Summary
Salesforce, Inc. (CRM) has filed an 8-K report on December 9, 2024, detailing amendments to its corporate bylaws, effective immediately as of December 5, 2024. These amendments primarily focus on enhancing corporate governance by refining the procedural and disclosure standards for stockholder nominations of directors and business proposals. The changes aim to clarify and potentially limit the scope of information required regarding individuals associated with stockholders submitting such proposals. Furthermore, the Bylaw Amendments address the terms of indemnification for the Company's directors, officers, employees, and agents, along with updates to align with changes in Delaware General Corporation Law concerning stockholder lists and meeting adjournments. While these changes are generally technical and conforming, the modifications to stockholder proposal procedures and indemnification terms are of particular interest to investors regarding corporate governance and risk management.
Key Highlights
- 1Salesforce's Board of Directors amended and restated the Company's Bylaws on December 5, 2024.
- 2The amendments are effective immediately and are part of a periodic corporate governance review.
- 3Key changes include revised procedural and disclosure standards for stockholder director nominations and business proposals.

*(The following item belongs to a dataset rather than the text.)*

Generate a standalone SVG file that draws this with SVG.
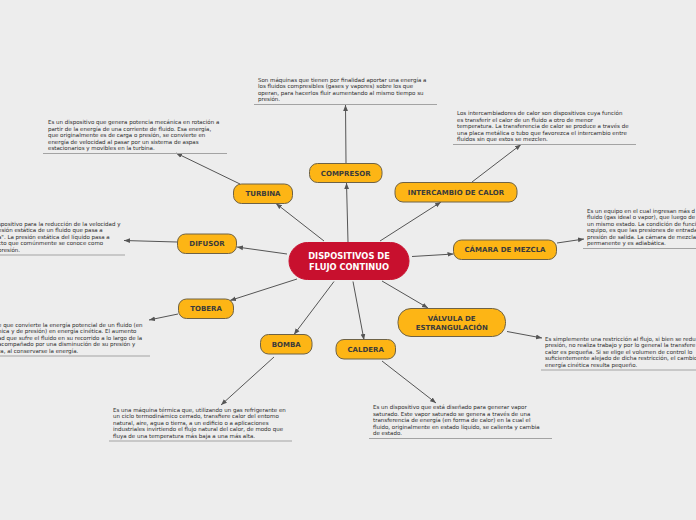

- 4The amendments clarify and limit the information required concerning individuals associated with stockholders submitting proposals.
- 5Terms regarding the indemnification of directors, officers, employees, and agents have been updated.
- 6Bylaws updated to reflect changes in Delaware General Corporation Law regarding stockholder lists and meeting adjournments.
- 7The filing includes the full text of the Amended and Restated Bylaws as an exhibit.